The Empty Set

With the axioms of extension and specification, we can begin to construct some basic set theory!

Existence of the Empty Set

We have mentioned some axioms, but have yet to show explicitly that any set at all exists. We wish to fix that here by constructing the empty set.

This is usually accomplished in one of three ways¹.

The first approach is to introduce an empty set axiom. Very often in books on set theory² the existence of the empty set is given as an axiom with the note that said axiom is redundant, and used for emphasis.

The next two methods both make use of the axiom of specification. Let us assume for sake of argument that their exists some set A. Then by applying specification to A with the formula x \not = x, we obtain

\exists B\forall x(x \in B \iff (x \in A \land x \not = x)).

Since x \not = x is clearly false for all x, we have that the set B contains no elements. Thus we have that the existence of any set at all implies the existence of the empty set. The only remaining difficulty is proving that some set exists.

The second approach uses the axiom of infinity. Since the axiom of infinity asserts that there does exist a set (which is infinite) we can apply specification to obtain the empty set. This method feels very excessive as a means of postulating that some set exists, as we do so by asserting that their exist infinitely many. Additionally, this poses a problem in presentations like ours which add axioms as they become needed, as we wish to delay the introduction of the axiom of infinity until we examine infinite sets. This leads us to the third approach.
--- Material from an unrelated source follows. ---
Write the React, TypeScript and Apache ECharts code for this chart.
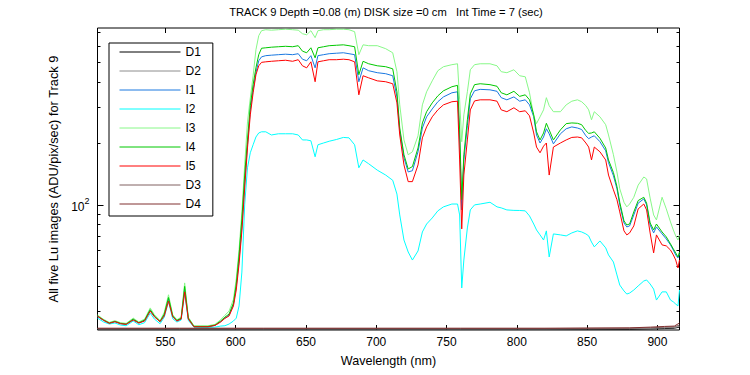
import React, { useEffect, useRef } from "react";
import * as echarts from "echarts";

const FONT = "'Liberation Sans', Arial, Helvetica, sans-serif";

const titleText = "TRACK 9 Depth =0.08 (m) DISK size =0 cm   Int Time = 7 (sec)";
const xName = "Wavelength (nm)";
const yName = "All five Lu images (ADU/pix/sec) for Track 9";

const xMin = 501.7;
const xMax = 915.7;
const yMin = 24.4;
const yMax = 735;

const xTicks = [550, 600, 650, 700, 750, 800, 850, 900];
const yMajorTicks = [100];
const yMinorTicks = [30, 40, 50, 60, 70, 80, 90, 200, 300, 400, 500, 600, 700];

const wavelength = [
  501.7, 506.1, 510.1, 514.1, 518.1, 522.1, 527.1, 531.1, 535.2, 539.2,
  542.2, 546.2, 549.2, 552.2, 555.2, 558.2, 561.2, 563.7, 566.3, 570.3,
  575.3, 580.3, 585.3, 589.3, 592.3, 595.3, 598.4, 600.4, 602.4, 604.4,
  606.4, 608.4, 610.4, 612.4, 614.4, 616.4, 618.4, 621.4, 625.4, 630.4,
  635.5, 640.5, 644.5, 647.5, 650.5, 653.5, 656.5, 658.5, 662.5, 666.5,
  671.6, 676.6, 680.6, 684.6, 687.6, 690.6, 694.6, 700.7, 706.7, 711.7,
  714.7, 716.7, 719.7, 722.7, 725.7, 729.7, 732.8, 735.8, 739.8, 743.8,
  747.8, 753.8, 757.8, 759.3, 760.8, 762.3, 764.8, 766.9, 769.9, 773.9,
  780.9, 785.9, 788.9, 792.9, 797.9, 802.0, 806.0, 809.0, 812.0, 814.0,
  816.5, 819.0, 821.0, 823.0, 826.0, 831.0, 835.1, 839.1, 843.1, 846.1,
  849.1, 851.1, 853.1, 855.1, 859.1, 863.2, 865.2, 868.7, 871.2, 873.2,
  876.2, 878.2, 880.2, 883.2, 886.3, 890.3, 892.3, 894.8, 897.3, 899.3,
  903.3, 906.3, 909.3, 911.3, 913.0, 914.6, 915.7,
];

const I1 = [
  28.4, 27.2, 26.3, 26.8, 26.2, 26.0, 27.4, 26.4, 27.1, 30.4,
  28.4, 26.8, 28.9, 34.6, 28.4, 27.1, 27.7, 38.8, 27.7, 25.3,
  25.3, 25.3, 25.7, 26.8, 27.9, 28.8, 32.5, 39.8, 53.7, 78.0,
  128, 197, 292, 366, 444, 508, 531, 538, 541, 544,
  547, 544, 550, 517, 508, 538, 469, 538, 544, 550,
  553, 556, 550, 544, 401, 469, 454, 444, 439, 429,
  338, 231, 170, 145, 147, 182, 238, 270, 295, 320,
  338, 354, 358, 208, 94.5, 166, 244, 331, 362, 368,
  366, 360, 335, 327, 338, 322, 327, 309, 270, 220,
  201, 215, 236, 223, 199, 223, 236, 241, 238, 234,
  218, 211, 215, 218, 204, 184, 161, 139, 120, 100,
  81.6, 78.0, 78.9, 89.3, 102, 107, 100, 79.8, 72.9, 78.0,
  72.1, 68.1, 63.7, 60.1, 56.9, 55.0, 57.5,
];

const I2 = [
  27.9, 26.7, 26.1, 26.4, 25.8, 25.6, 27.0, 25.9, 26.5, 29.5,
  27.6, 26.2, 28.2, 33.6, 27.7, 26.7, 27.3, 37.1, 27.2, 25.2,
  25.1, 25.1, 25.2, 25.5, 25.6, 26.1, 27.0, 27.9, 32.0, 46.9,
  100, 152, 180, 197, 215, 225, 228, 228, 220, 223,
  223, 223, 220, 208, 208, 206, 172, 197, 201, 205,
  209, 214, 213, 197, 152, 166, 159, 148, 140, 132,
  113, 89.3, 67.3, 58.8, 53.7, 59.5, 73.7, 80.6, 86.3, 93.5,
  97.8, 101, 101, 89.3, 39.2, 53.7, 77.1, 94.5, 100, 101,
  103, 97.8, 96.7, 94.5, 94.0, 93.9, 93.5, 88.3, 80.6, 75.4,
  71.3, 67.3, 74.6, 55.6, 72.1, 71.3, 70.5, 72.9, 74.6, 73.7,
  72.1, 70.5, 65.8, 62.3, 66.6, 61.6, 56.9, 52.5, 45.4, 40.5,
  37.9, 36.6, 37.0, 38.3, 40.1, 42.4, 42.9, 41.0, 38.7, 34.2,
  37.5, 37.5, 34.2, 33.5, 32.7, 32.0, 38.3,
];

const I3 = [
  28.9, 27.5, 26.6, 27.1, 26.5, 26.3, 27.9, 26.7, 27.6, 31.3,
  29.0, 27.1, 29.8, 36.3, 29.0, 27.4, 28.2, 41.5, 28.2, 25.6,
  25.6, 25.6, 26.0, 27.4, 28.8, 30.2, 34.5, 43.5, 60.5, 92.4,
  157, 255, 334, 429, 575, 674, 713, 721, 717, 721,
  725, 721, 717, 689, 681, 713, 659, 713, 721, 721,
  725, 725, 721, 705, 544, 608, 602, 602, 582, 556,
  449, 309, 208, 176, 182, 218, 309, 358, 405, 454,
  475, 486, 491, 327, 204, 276, 358, 459, 486, 491,
  491, 480, 449, 444, 459, 429, 424, 354, 273, 250,
  270, 292, 335, 306, 286, 286, 309, 322, 327, 320,
  306, 292, 261, 286, 270, 247, 220, 176, 145, 120,
  103, 97.8, 101, 109, 125, 137, 134, 108, 89.3, 84.4,
  109, 95.6, 82.5, 75.4, 70.5, 67.3, 71.3,
];

const I4 = [
  28.6, 27.3, 26.4, 26.9, 26.3, 26.1, 27.6, 26.5, 27.3, 30.7,
  28.6, 26.9, 29.2, 35.2, 28.6, 27.2, 27.9, 39.9, 27.9, 25.4,
  25.4, 25.4, 25.8, 27.0, 28.2, 29.2, 33.1, 41.0, 56.9, 85.4,
  140, 208, 306, 388, 469, 544, 585, 588, 592, 595,
  598, 595, 602, 566, 556, 588, 525, 588, 595, 602,
  605, 608, 602, 595, 434, 505, 491, 480, 475, 464,
  358, 238, 176, 150, 154, 190, 252, 286, 316, 342,
  362, 379, 385, 233, 106, 176, 261, 350, 388, 392,
  388, 381, 354, 346, 360, 340, 346, 327, 276, 228,
  208, 225, 251, 233, 208, 233, 250, 252, 251, 247,
  231, 224, 225, 228, 212, 190, 166, 144, 123, 103,
  83.5, 79.8, 80.6, 92.4, 105, 109, 102, 81.6, 75.4, 80.6,
  73.7, 69.7, 64.4, 60.9, 58.2, 55.6, 58.8,
];

const I5 = [
  28.5, 27.2, 26.3, 26.8, 26.2, 26.0, 27.3, 26.4, 27.0, 30.2,
  28.3, 26.8, 28.6, 33.8, 28.3, 27.0, 27.6, 37.5, 27.6, 25.3,
  25.3, 25.3, 25.7, 26.7, 27.8, 28.6, 32.0, 38.3, 51.4, 74.6,
  121, 190, 276, 354, 434, 480, 499, 502, 505, 508,
  511, 505, 514, 480, 469, 502, 401, 502, 508, 514,
  514, 517, 514, 502, 346, 429, 419, 405, 401, 392,
  316, 220, 157, 130, 130, 157, 213, 241, 270, 292,
  309, 320, 322, 166, 76.3, 140, 208, 292, 323, 327,
  327, 322, 292, 286, 299, 286, 289, 273, 225, 192,
  180, 194, 201, 140, 192, 201, 208, 214, 215, 213,
  201, 192, 166, 192, 182, 166, 140, 118.5, 106, 92.4,
  74.6, 71.3, 72.9, 78.9, 95.6, 101, 94.5, 72.9, 58.2, 71.3,
  63.7, 63.0, 60.1, 56.9, 53.7, 49.1, 53.7,
];

const darkWavelength = [501.7, 560, 620, 700, 760, 820, 880, 895, 905, 912, 915.7];
const D1 = [24.6, 24.6, 24.6, 24.6, 24.6, 24.6, 24.6, 24.7, 24.8, 24.9, 25.2];
const D2 = [24.7, 24.7, 24.7, 24.7, 24.7, 24.7, 24.8, 24.9, 25.0, 25.1, 25.4];
const D3 = [24.8, 24.8, 24.8, 24.8, 24.8, 24.8, 24.9, 25.0, 25.2, 25.3, 25.8];
const D4 = [24.9, 24.9, 24.9, 24.9, 24.9, 24.9, 25.0, 25.2, 25.4, 25.5, 26.4];

const seriesNames = ["D1", "D2", "I1", "I2", "I3", "I4", "I5", "D3", "D4"];
const seriesColors = ["#000000", "#8c8c8c", "#1a78e0", "#00ffff", "#88f888", "#00c800", "#ff0000", "#806060", "#803030"];

export default function App() {
  const ref = useRef<HTMLDivElement>(null);

  useEffect(() => {
    document.body.style.margin = "0";
    const chart = echarts.init(ref.current as HTMLDivElement, null, { renderer: "svg" });

    const zip = (xs: number[], ys: number[]) => xs.map((x, i) => [x, ys[i]]);
    const dataByName: Record<string, number[][]> = {
      D1: zip(darkWavelength, D1),
      D2: zip(darkWavelength, D2),
      I1: zip(wavelength, I1),
      I2: zip(wavelength, I2),
      I3: zip(wavelength, I3),
      I4: zip(wavelength, I4),
      I5: zip(wavelength, I5),
      D3: zip(darkWavelength, D3),
      D4: zip(darkWavelength, D4),
    };

    const tickStyle = { color: "#000", width: 1 };

    const yBase = (position: "left" | "right") => ({
      type: "log" as const,
      logBase: 10,
      position,
      min: yMin,
      max: yMax,
      axisLine: { show: false },
      splitLine: { show: false },
      minorTick: { show: false },
      minorSplitLine: { show: false },
    });

    chart.setOption({
      animation: false,
      backgroundColor: "#fff",
      title: {
        text: titleText,
        left: 386,
        top: 6,
        textAlign: "center",
        padding: 0,
        textStyle: { fontSize: 11.2, fontWeight: "normal", color: "#000", fontFamily: FONT },
      },
      grid: {
        left: 97.5,
        right: 70.5,
        top: 28,
        bottom: 45,
        containLabel: false,
        outerBoundsMode: "none",
        show: true,
        borderColor: "#000",
        borderWidth: 1,
        backgroundColor: "transparent",
      },
      legend: {
        orient: "vertical",
        left: 109,
        top: 43,
        padding: [3, 12, 6, 10],
        itemWidth: 61,
        itemHeight: 12,
        itemGap: 7.0,
        borderColor: "#000",
        borderWidth: 1,
        borderRadius: 0,
        backgroundColor: "#fff",
        data: seriesNames,
        itemStyle: { opacity: 0, borderWidth: 0 },
        lineStyle: { width: 1 },
        textStyle: { fontSize: 12, color: "#000", fontFamily: FONT },
      },
      xAxis: [
        {
          type: "value",
          position: "bottom",
          min: xMin,
          max: xMax,
          axisLine: { show: false },
          splitLine: { show: false },
          axisTick: { show: true, inside: true, length: 5, customValues: xTicks, lineStyle: tickStyle },
          axisLabel: { customValues: xTicks, margin: 6, fontSize: 12, color: "#000", fontFamily: FONT },
          name: xName,
          nameLocation: "middle",
          nameGap: 24,
          nameTextStyle: { fontSize: 12.6, color: "#000", fontFamily: FONT },
        },
        {
          type: "value",
          position: "top",
          min: xMin,
          max: xMax,
          axisLine: { show: false },
          splitLine: { show: false },
          axisTick: { show: true, inside: true, length: 5, customValues: xTicks, lineStyle: tickStyle },
          axisLabel: { show: false },
        },
      ],
      yAxis: [
        {
          ...yBase("left"),
          axisTick: { show: true, inside: true, length: 6, customValues: yMajorTicks, lineStyle: tickStyle },
          axisLabel: {
            customValues: yMajorTicks,
            margin: 8,
            formatter: (v: number) => (Math.abs(v - 100) < 1 ? "{a|10}{b|2}" : ""),
            rich: {
              a: { fontSize: 12, color: "#000", fontFamily: FONT, verticalAlign: "bottom" },
              b: { fontSize: 9, color: "#000", fontFamily: FONT, verticalAlign: "bottom", padding: [0, 0, 7, 0] },
            },
          },
          name: yName,
          nameLocation: "middle",
          nameGap: 36,
          nameRotate: 90,
          nameTextStyle: { fontSize: 12.8, color: "#000", fontFamily: FONT },
        },
        {
          ...yBase("left"),
          axisTick: { show: true, inside: true, length: 3, customValues: yMinorTicks, lineStyle: tickStyle },
          axisLabel: { show: false },
        },
        {
          ...yBase("right"),
          axisTick: { show: true, inside: true, length: 6, customValues: yMajorTicks, lineStyle: tickStyle },
          axisLabel: { show: false },
        },
        {
          ...yBase("right"),
          axisTick: { show: true, inside: true, length: 3, customValues: yMinorTicks, lineStyle: tickStyle },
          axisLabel: { show: false },
        },
      ],
      series: seriesNames.map((name, i) => ({
        type: "line",
        name,
        xAxisIndex: 0,
        yAxisIndex: 0,
        data: dataByName[name],
        symbol: "none",
        showSymbol: false,
        clip: true,
        lineStyle: { width: 1, color: seriesColors[i] },
        itemStyle: { color: seriesColors[i] },
        emphasis: { disabled: true },
      })),
    });

    return () => chart.dispose();
  }, []);

  return (
    <div
      ref={ref}
      style={{ position: "fixed", left: 0, top: 0, width: 750, height: 375, background: "#fff" }}
    />
  );
}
The final way to construct the empty set, and the one taken on this website, is to simply take as a logical axiom that our domain of discourse is not empty, that is \exists x (x = x). Recall the proof given earlier. There are many different formalizations of first order logic, so when working in a logic that allows empty domains of discourse one must necessarily use a different approach.

We now move on to the proof that the empty set exists, taking the third approach described above. We must first define the empty set.

Definition

The empty set is the set containing no elements, and denoted by \varnothing. Formally it is the set such that for any A,

\varnothing = \{x \in A \mid x \not = x\}.

Now we can show the empty set exists!

Theorem (Existence of an Empty Set)

The empty set exists.

Proof

We will use the technique discussed above. Since we have chosen a logic such that our domain of discourse is not empty, there exists some set A. Then by applying the axiom of specification on A with the formula x \not = x we get

B = \{x \in A \mid x \not= x\}.

By our definition, we call notate the set B as \varnothing, and thus \varnothing exists. As noted above, if you are uncomfortable with using the non-empty domain of discourse, simply choose A to be the infinite set guaranteed to exist by the axiom of infinity.

Properties

We must first state a few properties before we can prove the empty set is unique.

Theorem

The empty set contains no elements, that is for all x

x \not \in \varnothing

Proof

Unpacking set builder notation we have that

x \in \varnothing \iff x \in A \land x \not = x.

Since x \not = x is always false and x was arbitrary we have

\forall x, x \not \in \varnothing.

Now we can prove theres only one empty set.

Theorem (Uniqueness of the Empty Set)

The empty set is unique.

Proof

We know now that the empty set exists, specifying it from our given set A. However if we substitute A for a different set, will we obtain the same set? Perhaps there are an infinite amount of empty sets \varnothing_A, \varnothing_B, \varnothing_C and so on depending on which set we specify from? In order to prove that all of these sets are equivalent, we use the axiom of extension.

Suppose that we have two sets A and B and using the axiom of specification constructed two empty sets

\varnothing_A = \{x \in A \mid x \not= x\} \text{ and } \varnothing_B = \{x \in B \mid x \not= x\}.

Both of these sets are empty sets according to our definition. By our previous theorem we have x \not \in \varnothing_A and x \not \in \varnothing_B. We can now provide a proof \varnothing_A and \varnothing_B are equivalent using logic.

We have x \not \in \varnothing_A \land x \not \in \varnothing_B.

Since both formulas are always true³, we may write x \not \in \varnothing_A \iff x \not \in \varnothing_B

and thus by negation

x \in \varnothing_A \iff x \in \varnothing_B.

Since x was arbitrary we have \forall x (x \in \varnothing_A \iff x \in \varnothing_B).

Finally, applying the axiom of extension we have

\forall x (x \in \varnothing_A \iff x \in \varnothing_B) \implies \varnothing_A = \varnothing_B.

Thus our two empty sets were actually the same set! And therefore the empty set is unique!

Footnotes

1. The following paragraphs follow closely from the answer given by Andrés Caicedo on this MathExchange form.

2. Enderton, Kunen, Weese & Just

3. Since x is free, we must say it’s universal closure \forall x (x \not\in \varnothing) is true.